I can identify with the “perfectionist” part of your post – me too! I am dropping things more than I used to, and the balance is still a problem. Not too bad since we dialed me back to about 112 mg but I regularly trip over my feet – not bad, just little skips that I tend to recover from and not really notice too much anymore. However, the dropping things and knocking things over with my hands has gotten me frustrated. Grrr.

By now you are weaning off the Lamictal – how is that going?

Cami

  Lynda wrote @

I have had these same problems and have been trying to figure it out. I hadn’t thought of Lamictal, which I am on. I am going to mention it to my pdoc. I have been typing for over 40 years and woke up one day having extreme difficulty. It was like a disconnection in my brain to my hands. It happened so abruptly I had to wonder if I had a stroke. I have had terrible handwriting for the past few months and I have been omitting letters. I have done this in my own name. Thank you for posting this as it will help me to talk to my pdoc.

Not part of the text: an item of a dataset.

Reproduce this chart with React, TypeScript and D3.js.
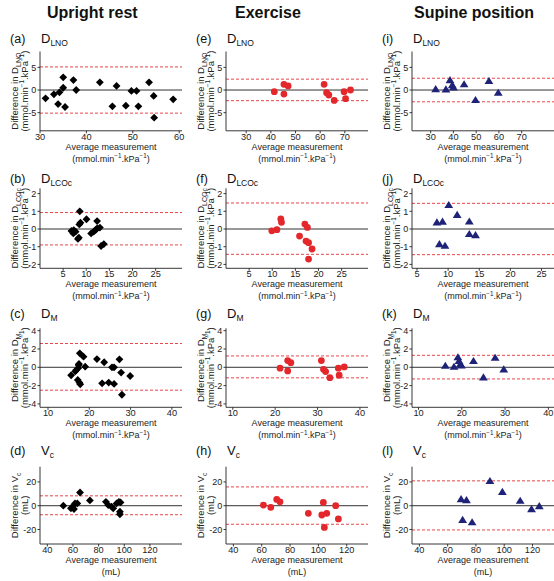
import React from 'react';
import * as d3 from 'd3';

// ---------------- data ----------------
const columnTitles = ['Upright rest', 'Exercise', 'Supine position'];
const panelLetters = [
  ['a', 'b', 'c', 'd'],
  ['e', 'f', 'g', 'h'],
  ['i', 'j', 'k', 'l'],
];
const rowVariables: [string, string][] = [['D', 'LNO'], ['D', 'LCOc'], ['D', 'M'], ['V', 'c']];

const yTicksDlno = [-5, 0, 5];
const yTicksDlco = [-2, -1, 0, 1, 2];
const yTicksDm = [-4, -2, 0, 2, 4];
const yTicksVc = [-20, 0, 20];

const xTicksDlnoRest = [30, 40, 50, 60];
const xTicksDlno = [30, 40, 50, 60, 70];
const xTicksDlco = [5, 10, 15, 20, 25];
const xTicksDm = [10, 20, 30, 40];
const xTicksVc = [40, 60, 80, 100, 120];

// Upright rest
const restDlnoAvg = [31.2, 33.0, 34.2, 33.9, 35.0, 35.0, 35.4, 37.2, 37.8, 42.9, 45.6, 46.5, 48.5, 49.7, 50.8, 51.2, 53.5, 54.5, 54.6, 58.7];
const restDlnoDiff = [-1.84, -0.96, -0.5, -3.1, 2.8, 0.5, -3.75, 2.2, 0, 1.7, -3.6, 0.9, -3.45, -0.2, -0.2, -3.6, 1.7, -1.3, -6.1, -2.05];
const restDlnoLoA = [5.1, -5.1];

const restDlcoAvg = [6.8, 7.3, 7.7, 7.2, 8.2, 8.4, 8.5, 8.75, 8.6, 10.05, 11.05, 11.6, 12.35, 12.0, 12.35, 12.95, 13.2, 13.8];
const restDlcoDiff = [-0.11, -0.06, -0.15, -0.25, -0.56, -0.49, 0.26, 0.36, 1.0, 0.55, -0.25, -0.15, 0.45, -0.06, 0.04, 0.08, -0.96, -0.85];
const restDlcoLoA = [0.93, -0.9];

const restDmAvg = [15.6, 16.6, 16.85, 17.3, 17.4, 17.5, 17.2, 17.6, 17.8, 17.7, 18.6, 19.0, 21.85, 23.6, 23.1, 24.7, 25.5, 26.0, 26.0, 27.3, 27.7, 27.9, 29.9];
const restDmDiff = [-0.87, -0.44, -0.3, -0.1, 0.25, 0.36, -1.38, -1.67, -1.85, 1.53, 1.16, 0.07, 0.9, 0.55, -1.75, -1.67, 0.0, 0.0, -1.82, 0.87, -0.58, -3.0, -0.95];
const restDmLoA = [2.6, -2.5];

const restVcAvg = [52.5, 58.4, 59.7, 60.8, 61.6, 63.4, 65.5, 73.2, 85.7, 87.5, 90.1, 91.4, 94.0, 95.8, 97.1, 96.6, 96.6];
const restVcDiff = [0, -2.2, -0.8, -2.8, 1.9, 1.9, 11.1, 4.4, 3.3, 0.55, -0.8, -2.2, 1.9, 3.3, 2.8, -5, -7.2];
const restVcLoA = [8.3, -7.6];

// Exercise
const exDlnoAvg = [41.4, 45.3, 47.0, 45.3, 61.6, 62.6, 63.5, 65.7, 69.7, 70.3, 72.3];
const exDlnoDiff = [-0.37, 1.25, 0.9, -0.9, 1.25, -0.6, -1.1, -2.3, -0.37, -1.9, 0.0];
const exDlnoLoA = [2.4, -2.35];

const exDlcoAvg = [9.9, 11.0, 11.85, 12.0, 15.9, 17.05, 17.6, 17.3, 17.85, 18.6, 17.85];
const exDlcoDiff = [-0.1, -0.04, 0.57, 0.38, -0.4, 0.28, 0.09, -0.68, -0.77, -1.13, -1.7];
const exDlcoLoA = [1.47, -1.43];

const exDmAvg = [21.15, 22.95, 22.95, 23.7, 30.9, 31.4, 31.9, 32.9, 34.9, 35.1, 36.3];
const exDmDiff = [-0.1, 0.73, -0.4, 0.5, 0.73, -0.22, -0.47, -1.13, -0.1, -0.87, 0.04];
const exDmLoA = [1.24, -1.15];

const exVcAvg = [61.2, 66.4, 70.6, 72.9, 92.9, 102.4, 103.5, 105.9, 104.2, 112.2, 114.1];
const exVcDiff = [0.55, -1.4, 5.3, 3.3, -6.4, -7.8, 2.8, -6.4, -18.3, 0, -11.1];
const exVcLoA = [15.8, -15.6];

// Supine position
const supDlnoAvg = [32.2, 36.7, 38.5, 39.5, 40.0, 44.7, 49.7, 55.6, 59.7];
const supDlnoDiff = [0.2, 0.15, 2.2, 1.1, 0.6, 1.3, -2.2, 2.0, -0.6];
const supDlnoLoA = [2.6, -2.6];

const supDlcoAvg = [8.2, 9.1, 8.6, 9.5, 10.1, 11.45, 13.4, 13.4, 14.4];
const supDlcoDiff = [0.38, 0.42, -0.85, -0.94, 1.36, 0.8, 0.43, -0.28, -0.34];
const supDlcoLoA = [1.45, -1.45];

const supDmAvg = [16.2, 18.2, 19.1, 19.35, 19.7, 19.9, 22.7, 25.0, 27.7, 29.7];
const supDmDiff = [0.18, 0.07, 1.1, 0.7, 0.36, 0.2, 0.7, -1.1, 1.05, -0.22];
const supDmLoA = [1.31, -1.27];

const supVcAvg = [69.5, 73.3, 70.6, 77.3, 89.9, 98.7, 111.3, 119.3, 124.8];
const supVcDiff = [5.6, 4.7, -11.9, -13.9, 20.8, 11.7, 4.2, -2.8, -0.3];
const supVcLoA = [20.9, -20.4];

// ---------------- layout & style ----------------
const FONT = "'Liberation Sans', Arial, Helvetica, sans-serif";
const colLeft = [40, 226, 412];
const plotW = 142;
const rowTop = [51.5, 188.3, 328.3, 466.7];
const rowBottom = [130.8, 268.3, 407.3, 544];
const rowYDomain: [number, number][] = [[-9, 8.5], [-2.22, 2.3], [-4.37, 4.26], [-32.2, 32.8]];
const rowYTicks = [yTicksDlno, yTicksDlco, yTicksDm, yTicksVc];
const colorSeries = ['#000000', '#e3272b', '#1e2377'];
const markerType = ['diamond', 'circle', 'triangle'];
const labelBaseline = [43, 183, 318, 455];

type PanelSpec = {
  col: number; row: number; avg: number[]; diff: number[]; loa: number[];
  xDomain: [number, number]; xTicks: number[];
};

const panels: PanelSpec[] = [
  { col: 0, row: 0, avg: restDlnoAvg, diff: restDlnoDiff, loa: restDlnoLoA, xDomain: [30, 60.6], xTicks: xTicksDlnoRest },
  { col: 0, row: 1, avg: restDlcoAvg, diff: restDlcoDiff, loa: restDlcoLoA, xDomain: [0, 30.7], xTicks: xTicksDlco },
  { col: 0, row: 2, avg: restDmAvg, diff: restDmDiff, loa: restDmLoA, xDomain: [8.06, 42.45], xTicks: xTicksDm },
  { col: 0, row: 3, avg: restVcAvg, diff: restVcDiff, loa: restVcLoA, xDomain: [34.3, 145.0], xTicks: xTicksVc },
  { col: 1, row: 0, avg: exDlnoAvg, diff: exDlnoDiff, loa: exDlnoLoA, xDomain: [21.8, 79.4], xTicks: xTicksDlno },
  { col: 1, row: 1, avg: exDlcoAvg, diff: exDlcoDiff, loa: exDlcoLoA, xDomain: [0, 30.7], xTicks: xTicksDlco },
  { col: 1, row: 2, avg: exDmAvg, diff: exDmDiff, loa: exDmLoA, xDomain: [8.4, 41.9], xTicks: xTicksDm },
  { col: 1, row: 3, avg: exVcAvg, diff: exVcDiff, loa: exVcLoA, xDomain: [34.8, 135.0], xTicks: xTicksVc },
  { col: 2, row: 0, avg: supDlnoAvg, diff: supDlnoDiff, loa: supDlnoLoA, xDomain: [21.8, 84.2], xTicks: xTicksDlno },
  { col: 2, row: 1, avg: supDlcoAvg, diff: supDlcoDiff, loa: supDlcoLoA, xDomain: [4.2, 27.0], xTicks: xTicksDlco },
  { col: 2, row: 2, avg: supDmAvg, diff: supDmDiff, loa: supDmLoA, xDomain: [8.5, 41.3], xTicks: xTicksDm },
  { col: 2, row: 3, avg: supVcAvg, diff: supVcDiff, loa: supVcLoA, xDomain: [34.8, 135.2], xTicks: xTicksVc },
];

function markerPath(type: string): string {
  if (type === 'diamond') return 'M0,-3.9L3.9,0L0,3.9L-3.9,0Z';
  if (type === 'triangle') return 'M0,-4L4.4,3.1L-4.4,3.1Z';
  return d3.symbol(d3.symbolCircle, Math.PI * 3.4 * 3.4)() as string;
}

function UnitsTspans({ mL, sup }: { mL: boolean; sup: number }) {
  if (mL) return <>(mL)</>;
  return (
    <>
      (mmol.min
      <tspan dy={-sup} fontSize={6.3}>−1</tspan>
      <tspan dy={sup}>.kPa</tspan>
      <tspan dy={-sup} fontSize={6.3}>−1</tspan>
      <tspan dy={sup}>)</tspan>
    </>
  );
}

function Panel({ p }: { p: PanelSpec }) {
  const x0 = colLeft[p.col];
  const x1 = x0 + plotW;
  const y0 = rowTop[p.row];
  const y1 = rowBottom[p.row];
  const x = d3.scaleLinear().domain(p.xDomain).range([x0, x1]);
  const y = d3.scaleLinear().domain(rowYDomain[p.row]).range([y1, y0]);
  const color = colorSeries[p.col];
  const path = markerPath(markerType[p.col]);
  const [v, sub] = rowVariables[p.row];
  const isVc = p.row === 3;
  const cy = (y0 + y1) / 2;
  const cx = (x0 + x1) / 2;
  const axisColor = '#222';
  return (
    <g>
      {/* panel label and title */}
      <text x={x0 - 30} y={labelBaseline[p.row]} fontSize={12.5} fill="#111">({panelLetters[p.col][p.row]})</text>
      <text x={x0 + 1} y={labelBaseline[p.row]} fontSize={13} fill="#111">
        {v}<tspan dy={3} fontSize={8.5}>{sub}</tspan>
      </text>
      {/* reference lines */}
      <line x1={x0} x2={x1} y1={y(0)} y2={y(0)} stroke="#333" strokeWidth={1} />
      {p.loa.map((l, i) => (
        <line key={i} x1={x0} x2={x1} y1={y(l)} y2={y(l)} stroke="#e8454a" strokeWidth={1} strokeDasharray="3,2" />
      ))}
      {/* axes */}
      <line x1={x0} x2={x0} y1={y0} y2={y1} stroke={axisColor} strokeWidth={0.9} />
      <line x1={x0} x2={x1} y1={y1} y2={y1} stroke={axisColor} strokeWidth={0.9} />
      {rowYTicks[p.row].map(t => (
        <g key={'y' + t}>
          <line x1={x0 - 2.5} x2={x0} y1={y(t)} y2={y(t)} stroke={axisColor} strokeWidth={0.9} />
          <text x={x0 - 3.8} y={y(t) + 3.2} fontSize={9} textAnchor="end" fill="#222">{t < 0 ? '-' + Math.abs(t) : t}</text>
        </g>
      ))}
      {p.xTicks.map(t => (
        <g key={'x' + t}>
          <line x1={x(t)} x2={x(t)} y1={y1} y2={y1 + 2.5} stroke={axisColor} strokeWidth={0.9} />
          <text x={x(t)} y={y1 + 9} fontSize={9.2} textAnchor="middle" fill="#222">{t}</text>
        </g>
      ))}
      {/* axis titles */}
      <text x={cx} y={y1 + 18.8} fontSize={9} textAnchor="middle" fill="#222">Average measurement</text>
      <text x={cx} y={y1 + 31} fontSize={9} textAnchor="middle" fill="#222">
        <UnitsTspans mL={isVc} sup={3.5} />
      </text>
      <text transform={`translate(${x0 - 22},${cy}) rotate(-90)`} fontSize={9.5} textAnchor="middle" fill="#222">
        Difference in {v}<tspan dy={2.5} fontSize={7}>{sub}</tspan>
      </text>
      <text transform={`translate(${x0 - 12.5},${cy}) rotate(-90)`} fontSize={9.5} textAnchor="middle" fill="#222">
        <UnitsTspans mL={isVc} sup={3.5} />
      </text>
      {/* points */}
      {p.avg.map((a, i) => (
        <path key={i} d={path} transform={`translate(${x(a)},${y(p.diff[i])})`} fill={color} />
      ))}
    </g>
  );
}

export default function App() {
  const headerX = [47, 235, 414];
  return (
    <svg width={554} height={581} viewBox="0 0 554 581"
      style={{ position: 'absolute', left: 0, top: 0, background: '#fff', fontFamily: FONT }}>
      <rect width={554} height={581} fill="#fff" />
      {columnTitles.map((t, i) => (
        <text key={t} x={headerX[i]} y={18} fontSize={16} fontWeight="bold" fill="#111">{t}</text>
      ))}
      {panels.map((p, i) => <Panel key={i} p={p} />)}
    </svg>
  );
}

  Emily’s Camigwen wrote @

Hi Lynda – I’d mention it. Since I wrote that post, I’ve found much more information on the internet that this is not an isolated problem, and not just one that a few people like me wrote about back then. See what your pdoc says and I hope that helps to unravel the mystery. I don’t like it but if I really really concentrate I can write with fewer problems, but it takes a long time. I can type better if I don’t think about typing, but just let my fingers go. If I think about it, mistakes everywhere!